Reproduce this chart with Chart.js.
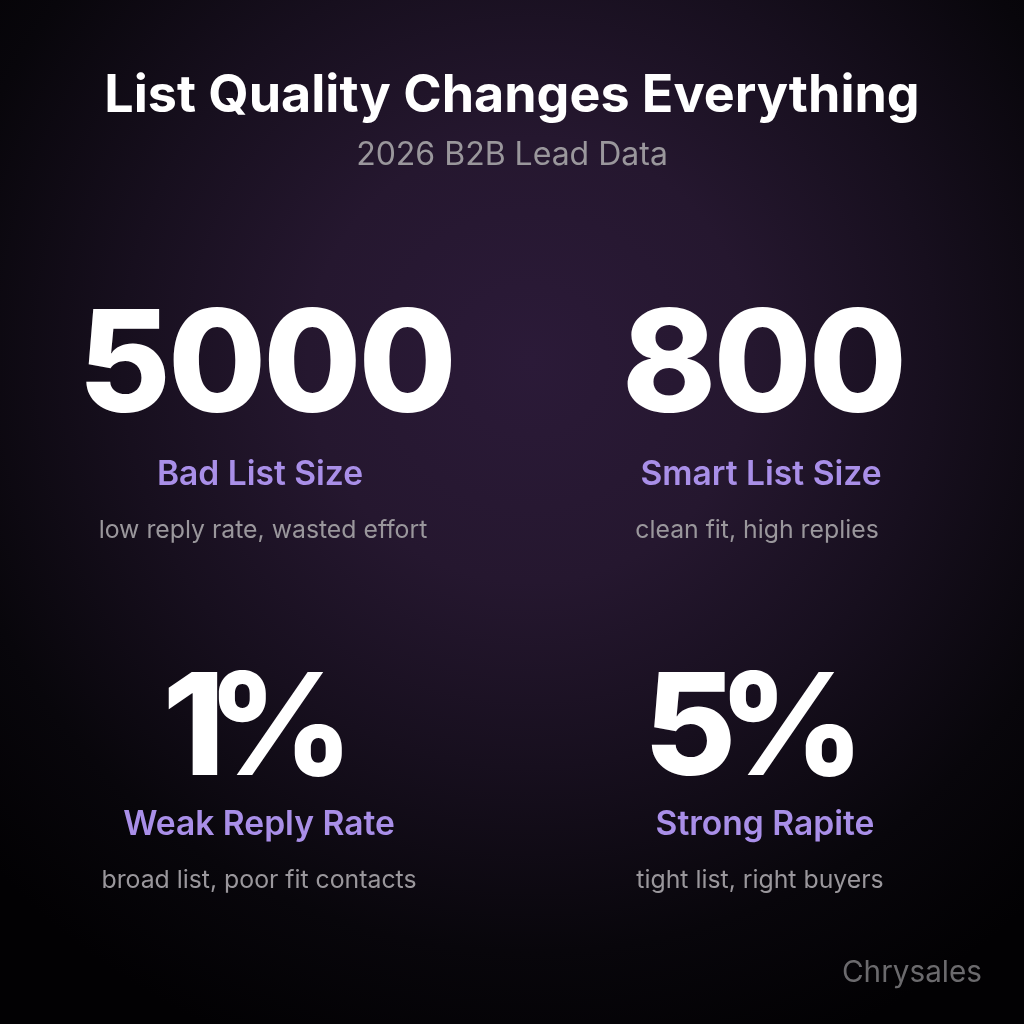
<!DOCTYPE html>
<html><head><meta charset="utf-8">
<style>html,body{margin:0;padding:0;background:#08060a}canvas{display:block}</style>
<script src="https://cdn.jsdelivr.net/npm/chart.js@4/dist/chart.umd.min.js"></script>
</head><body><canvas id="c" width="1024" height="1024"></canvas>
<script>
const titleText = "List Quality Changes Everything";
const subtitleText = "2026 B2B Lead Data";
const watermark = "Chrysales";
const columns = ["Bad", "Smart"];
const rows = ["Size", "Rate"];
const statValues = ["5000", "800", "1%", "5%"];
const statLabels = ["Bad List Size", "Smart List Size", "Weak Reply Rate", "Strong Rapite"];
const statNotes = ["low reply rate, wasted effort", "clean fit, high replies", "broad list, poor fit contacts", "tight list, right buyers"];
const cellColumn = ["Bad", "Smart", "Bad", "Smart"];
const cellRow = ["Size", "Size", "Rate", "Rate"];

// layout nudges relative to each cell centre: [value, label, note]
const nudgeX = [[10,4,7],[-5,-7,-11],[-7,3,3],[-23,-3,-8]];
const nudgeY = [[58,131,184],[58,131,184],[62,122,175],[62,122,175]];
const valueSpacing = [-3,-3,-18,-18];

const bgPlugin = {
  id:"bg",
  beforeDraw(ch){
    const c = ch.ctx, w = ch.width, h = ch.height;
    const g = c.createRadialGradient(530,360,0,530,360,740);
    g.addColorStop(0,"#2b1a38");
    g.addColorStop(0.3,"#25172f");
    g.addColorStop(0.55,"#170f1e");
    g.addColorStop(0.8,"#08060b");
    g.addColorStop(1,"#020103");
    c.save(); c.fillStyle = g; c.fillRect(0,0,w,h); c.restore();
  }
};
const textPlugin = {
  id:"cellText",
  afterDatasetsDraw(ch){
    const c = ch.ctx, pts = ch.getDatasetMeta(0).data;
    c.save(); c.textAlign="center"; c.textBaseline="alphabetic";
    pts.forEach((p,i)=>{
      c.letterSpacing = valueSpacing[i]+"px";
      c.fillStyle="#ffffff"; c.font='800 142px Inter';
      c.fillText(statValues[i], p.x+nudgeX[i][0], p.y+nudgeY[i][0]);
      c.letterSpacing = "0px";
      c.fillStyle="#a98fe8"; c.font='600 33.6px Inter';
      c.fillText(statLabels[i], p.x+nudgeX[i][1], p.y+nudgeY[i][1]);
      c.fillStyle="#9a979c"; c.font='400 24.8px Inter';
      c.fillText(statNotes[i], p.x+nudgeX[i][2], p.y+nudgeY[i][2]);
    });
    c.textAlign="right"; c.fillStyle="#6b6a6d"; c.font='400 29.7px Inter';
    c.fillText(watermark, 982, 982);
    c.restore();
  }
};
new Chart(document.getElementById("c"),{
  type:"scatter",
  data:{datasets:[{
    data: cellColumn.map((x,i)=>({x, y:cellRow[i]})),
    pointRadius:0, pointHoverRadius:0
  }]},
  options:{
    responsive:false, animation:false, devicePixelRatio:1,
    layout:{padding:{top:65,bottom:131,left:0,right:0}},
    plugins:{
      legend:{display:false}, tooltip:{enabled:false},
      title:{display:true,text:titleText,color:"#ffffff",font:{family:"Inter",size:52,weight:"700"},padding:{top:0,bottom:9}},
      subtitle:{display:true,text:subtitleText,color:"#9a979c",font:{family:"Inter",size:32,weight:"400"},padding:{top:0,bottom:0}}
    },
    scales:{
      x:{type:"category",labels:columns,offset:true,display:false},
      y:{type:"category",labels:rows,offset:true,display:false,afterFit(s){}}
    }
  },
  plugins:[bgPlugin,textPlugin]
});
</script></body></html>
* * *
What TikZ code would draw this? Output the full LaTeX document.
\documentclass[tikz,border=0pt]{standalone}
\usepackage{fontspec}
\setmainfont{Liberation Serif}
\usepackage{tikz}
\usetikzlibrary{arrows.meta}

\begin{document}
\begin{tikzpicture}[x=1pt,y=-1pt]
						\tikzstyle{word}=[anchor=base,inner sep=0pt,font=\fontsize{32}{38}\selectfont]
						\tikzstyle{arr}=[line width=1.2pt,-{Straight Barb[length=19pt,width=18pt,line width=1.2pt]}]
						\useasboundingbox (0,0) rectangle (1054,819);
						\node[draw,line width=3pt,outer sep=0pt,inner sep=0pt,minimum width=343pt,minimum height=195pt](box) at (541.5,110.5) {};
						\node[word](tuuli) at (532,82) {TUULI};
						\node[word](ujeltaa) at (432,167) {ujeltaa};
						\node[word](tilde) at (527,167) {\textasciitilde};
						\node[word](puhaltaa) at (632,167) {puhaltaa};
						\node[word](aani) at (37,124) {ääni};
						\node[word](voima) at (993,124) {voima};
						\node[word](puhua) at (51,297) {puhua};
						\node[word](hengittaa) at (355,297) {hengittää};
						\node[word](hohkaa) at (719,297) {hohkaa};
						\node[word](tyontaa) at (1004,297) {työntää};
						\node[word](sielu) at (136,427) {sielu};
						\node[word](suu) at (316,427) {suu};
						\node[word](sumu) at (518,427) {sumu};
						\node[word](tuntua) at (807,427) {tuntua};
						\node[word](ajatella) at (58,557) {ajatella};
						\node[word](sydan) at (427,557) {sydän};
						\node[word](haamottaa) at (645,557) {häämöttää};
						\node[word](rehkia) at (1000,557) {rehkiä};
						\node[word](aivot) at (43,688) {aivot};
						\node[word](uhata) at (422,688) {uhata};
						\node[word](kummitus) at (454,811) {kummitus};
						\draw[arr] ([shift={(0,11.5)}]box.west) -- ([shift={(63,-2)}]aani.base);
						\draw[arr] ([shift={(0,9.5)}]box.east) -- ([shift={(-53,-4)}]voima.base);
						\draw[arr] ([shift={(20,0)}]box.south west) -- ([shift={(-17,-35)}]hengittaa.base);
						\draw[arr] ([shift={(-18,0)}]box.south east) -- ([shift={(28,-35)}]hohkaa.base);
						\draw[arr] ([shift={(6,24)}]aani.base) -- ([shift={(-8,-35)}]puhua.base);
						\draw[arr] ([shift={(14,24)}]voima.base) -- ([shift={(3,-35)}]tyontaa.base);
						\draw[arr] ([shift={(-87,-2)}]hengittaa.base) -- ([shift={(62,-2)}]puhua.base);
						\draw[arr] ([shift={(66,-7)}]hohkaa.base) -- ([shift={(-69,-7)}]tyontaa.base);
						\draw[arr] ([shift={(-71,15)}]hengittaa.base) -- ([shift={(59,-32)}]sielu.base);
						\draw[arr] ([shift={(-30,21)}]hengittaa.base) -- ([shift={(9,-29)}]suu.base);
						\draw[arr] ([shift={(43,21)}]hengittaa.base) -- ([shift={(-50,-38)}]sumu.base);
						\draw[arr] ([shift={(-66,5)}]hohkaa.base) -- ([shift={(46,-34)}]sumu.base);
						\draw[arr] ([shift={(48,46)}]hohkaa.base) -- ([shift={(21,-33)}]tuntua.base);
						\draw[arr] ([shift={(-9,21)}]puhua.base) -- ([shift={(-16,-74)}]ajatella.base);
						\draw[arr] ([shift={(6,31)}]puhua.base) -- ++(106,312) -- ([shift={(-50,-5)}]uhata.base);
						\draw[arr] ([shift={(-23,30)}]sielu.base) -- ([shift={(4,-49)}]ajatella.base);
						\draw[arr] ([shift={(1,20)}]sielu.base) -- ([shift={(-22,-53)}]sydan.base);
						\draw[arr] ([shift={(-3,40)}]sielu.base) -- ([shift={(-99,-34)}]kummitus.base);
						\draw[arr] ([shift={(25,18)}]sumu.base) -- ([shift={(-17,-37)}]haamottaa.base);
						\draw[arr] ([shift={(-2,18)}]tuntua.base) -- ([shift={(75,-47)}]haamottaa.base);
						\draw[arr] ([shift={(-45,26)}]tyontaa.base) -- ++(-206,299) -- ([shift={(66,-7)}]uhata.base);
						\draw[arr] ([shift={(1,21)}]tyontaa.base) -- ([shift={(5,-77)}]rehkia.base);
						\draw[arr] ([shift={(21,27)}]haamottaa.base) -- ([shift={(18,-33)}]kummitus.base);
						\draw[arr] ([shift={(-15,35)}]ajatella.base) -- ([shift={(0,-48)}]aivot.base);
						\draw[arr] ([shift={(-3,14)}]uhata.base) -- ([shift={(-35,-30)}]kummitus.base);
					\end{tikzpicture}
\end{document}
...
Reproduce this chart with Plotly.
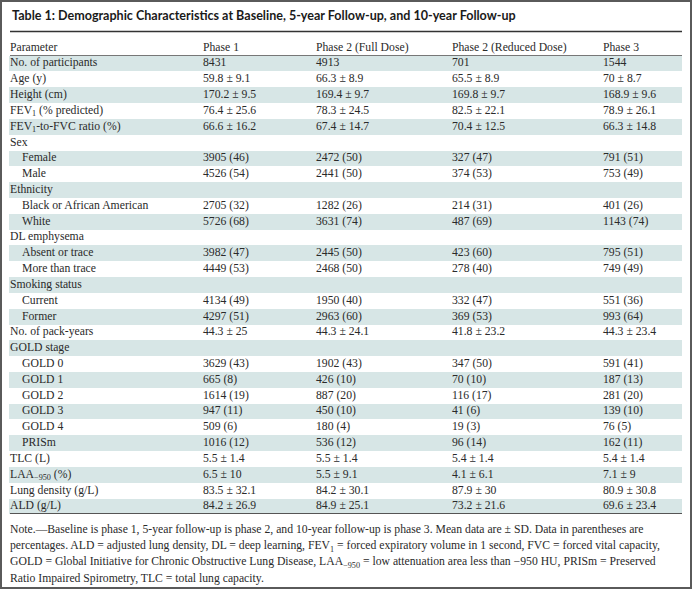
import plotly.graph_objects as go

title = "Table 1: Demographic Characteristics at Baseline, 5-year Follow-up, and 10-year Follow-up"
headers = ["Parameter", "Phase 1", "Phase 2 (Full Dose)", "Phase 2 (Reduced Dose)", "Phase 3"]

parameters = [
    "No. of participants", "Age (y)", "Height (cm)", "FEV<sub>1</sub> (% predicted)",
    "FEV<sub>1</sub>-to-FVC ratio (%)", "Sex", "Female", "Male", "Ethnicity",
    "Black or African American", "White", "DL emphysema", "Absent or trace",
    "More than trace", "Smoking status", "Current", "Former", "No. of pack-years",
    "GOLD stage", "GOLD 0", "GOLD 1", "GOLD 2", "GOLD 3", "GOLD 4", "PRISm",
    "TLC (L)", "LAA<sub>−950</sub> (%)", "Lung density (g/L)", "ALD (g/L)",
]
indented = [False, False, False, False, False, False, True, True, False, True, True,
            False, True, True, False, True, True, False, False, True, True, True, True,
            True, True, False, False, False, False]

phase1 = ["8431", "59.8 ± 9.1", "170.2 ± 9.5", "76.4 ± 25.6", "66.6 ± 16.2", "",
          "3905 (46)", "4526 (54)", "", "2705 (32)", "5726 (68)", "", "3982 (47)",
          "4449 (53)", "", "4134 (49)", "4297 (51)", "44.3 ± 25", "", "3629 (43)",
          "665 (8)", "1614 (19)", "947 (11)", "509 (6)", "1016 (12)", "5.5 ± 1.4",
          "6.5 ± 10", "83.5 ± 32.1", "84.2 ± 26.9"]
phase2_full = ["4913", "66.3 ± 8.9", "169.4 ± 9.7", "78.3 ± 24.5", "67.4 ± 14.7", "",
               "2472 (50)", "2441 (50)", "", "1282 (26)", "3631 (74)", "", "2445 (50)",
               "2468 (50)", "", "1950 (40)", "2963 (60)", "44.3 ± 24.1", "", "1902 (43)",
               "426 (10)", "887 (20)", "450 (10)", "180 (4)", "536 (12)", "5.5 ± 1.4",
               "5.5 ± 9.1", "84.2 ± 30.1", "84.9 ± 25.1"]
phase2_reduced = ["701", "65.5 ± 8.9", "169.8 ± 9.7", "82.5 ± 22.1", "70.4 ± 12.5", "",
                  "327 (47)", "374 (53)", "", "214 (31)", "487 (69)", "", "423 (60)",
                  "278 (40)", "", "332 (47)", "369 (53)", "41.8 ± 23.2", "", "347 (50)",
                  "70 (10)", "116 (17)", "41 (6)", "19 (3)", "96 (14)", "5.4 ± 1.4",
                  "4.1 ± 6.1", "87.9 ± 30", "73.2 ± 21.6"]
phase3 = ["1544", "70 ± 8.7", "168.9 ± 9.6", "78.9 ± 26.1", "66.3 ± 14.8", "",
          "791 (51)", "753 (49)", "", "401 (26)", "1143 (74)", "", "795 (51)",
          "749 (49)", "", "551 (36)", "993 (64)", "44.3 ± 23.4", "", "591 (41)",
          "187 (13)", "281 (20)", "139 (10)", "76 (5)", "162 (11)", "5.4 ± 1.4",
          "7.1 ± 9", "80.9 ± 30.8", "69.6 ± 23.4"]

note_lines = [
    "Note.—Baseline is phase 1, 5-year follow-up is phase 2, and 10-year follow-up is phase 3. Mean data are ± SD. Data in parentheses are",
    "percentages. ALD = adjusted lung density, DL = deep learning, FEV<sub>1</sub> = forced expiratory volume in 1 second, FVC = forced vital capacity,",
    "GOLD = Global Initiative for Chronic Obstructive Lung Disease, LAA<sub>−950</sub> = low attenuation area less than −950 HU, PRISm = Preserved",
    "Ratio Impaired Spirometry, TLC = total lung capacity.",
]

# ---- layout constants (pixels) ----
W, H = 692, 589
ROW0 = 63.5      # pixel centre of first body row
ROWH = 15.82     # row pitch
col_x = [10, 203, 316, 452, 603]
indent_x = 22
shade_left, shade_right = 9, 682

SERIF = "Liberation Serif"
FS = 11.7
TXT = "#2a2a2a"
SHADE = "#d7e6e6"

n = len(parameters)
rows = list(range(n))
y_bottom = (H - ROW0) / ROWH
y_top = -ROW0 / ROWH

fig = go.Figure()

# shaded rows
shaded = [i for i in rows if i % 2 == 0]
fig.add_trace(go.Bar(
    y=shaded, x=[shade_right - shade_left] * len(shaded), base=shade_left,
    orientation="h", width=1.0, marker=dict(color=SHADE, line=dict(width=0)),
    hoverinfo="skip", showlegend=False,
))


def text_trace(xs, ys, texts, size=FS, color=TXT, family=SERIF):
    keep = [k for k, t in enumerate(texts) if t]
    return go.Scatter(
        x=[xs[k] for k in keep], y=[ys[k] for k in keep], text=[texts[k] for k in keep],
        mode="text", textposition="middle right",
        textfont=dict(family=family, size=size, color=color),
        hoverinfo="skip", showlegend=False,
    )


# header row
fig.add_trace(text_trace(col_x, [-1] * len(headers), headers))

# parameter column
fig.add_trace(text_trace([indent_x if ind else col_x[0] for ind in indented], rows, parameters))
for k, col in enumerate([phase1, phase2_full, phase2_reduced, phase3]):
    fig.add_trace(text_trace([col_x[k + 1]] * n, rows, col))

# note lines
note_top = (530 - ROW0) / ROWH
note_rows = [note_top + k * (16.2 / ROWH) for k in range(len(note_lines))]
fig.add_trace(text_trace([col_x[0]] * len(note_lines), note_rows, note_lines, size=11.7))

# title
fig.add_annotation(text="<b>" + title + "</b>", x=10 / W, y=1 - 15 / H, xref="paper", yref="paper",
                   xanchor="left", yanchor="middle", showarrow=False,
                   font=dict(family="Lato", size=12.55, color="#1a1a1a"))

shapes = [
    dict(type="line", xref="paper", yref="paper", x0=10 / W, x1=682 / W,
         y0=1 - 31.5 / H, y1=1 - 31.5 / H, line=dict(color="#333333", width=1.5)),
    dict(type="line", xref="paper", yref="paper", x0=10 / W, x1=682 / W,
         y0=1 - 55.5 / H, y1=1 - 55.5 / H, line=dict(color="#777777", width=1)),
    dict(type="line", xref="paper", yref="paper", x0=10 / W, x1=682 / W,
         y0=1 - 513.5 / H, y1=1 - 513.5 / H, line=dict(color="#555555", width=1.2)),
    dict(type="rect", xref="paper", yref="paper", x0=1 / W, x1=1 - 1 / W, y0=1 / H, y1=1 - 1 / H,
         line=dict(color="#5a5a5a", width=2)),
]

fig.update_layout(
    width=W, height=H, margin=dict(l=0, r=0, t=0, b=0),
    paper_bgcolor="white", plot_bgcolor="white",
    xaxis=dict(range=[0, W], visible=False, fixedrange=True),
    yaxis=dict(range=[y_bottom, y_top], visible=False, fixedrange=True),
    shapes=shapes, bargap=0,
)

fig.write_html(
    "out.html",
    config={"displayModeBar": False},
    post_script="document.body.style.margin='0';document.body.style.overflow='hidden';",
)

## Goal of the exercise
Take the material above and output only the lines from the one that contains "Reproduce this chart with Plotly." through the one that contains "True, True, False, False, False, False]", ends included and images left out.

## Complete response
Reproduce this chart with Plotly.
import plotly.graph_objects as go

title = "Table 1: Demographic Characteristics at Baseline, 5-year Follow-up, and 10-year Follow-up"
headers = ["Parameter", "Phase 1", "Phase 2 (Full Dose)", "Phase 2 (Reduced Dose)", "Phase 3"]

parameters = [
    "No. of participants", "Age (y)", "Height (cm)", "FEV<sub>1</sub> (% predicted)",
    "FEV<sub>1</sub>-to-FVC ratio (%)", "Sex", "Female", "Male", "Ethnicity",
    "Black or African American", "White", "DL emphysema", "Absent or trace",
    "More than trace", "Smoking status", "Current", "Former", "No. of pack-years",
    "GOLD stage", "GOLD 0", "GOLD 1", "GOLD 2", "GOLD 3", "GOLD 4", "PRISm",
    "TLC (L)", "LAA<sub>−950</sub> (%)", "Lung density (g/L)", "ALD (g/L)",
]
indented = [False, False, False, False, False, False, True, True, False, True, True,
            False, True, True, False, True, True, False, False, True, True, True, True,
            True, True, False, False, False, False]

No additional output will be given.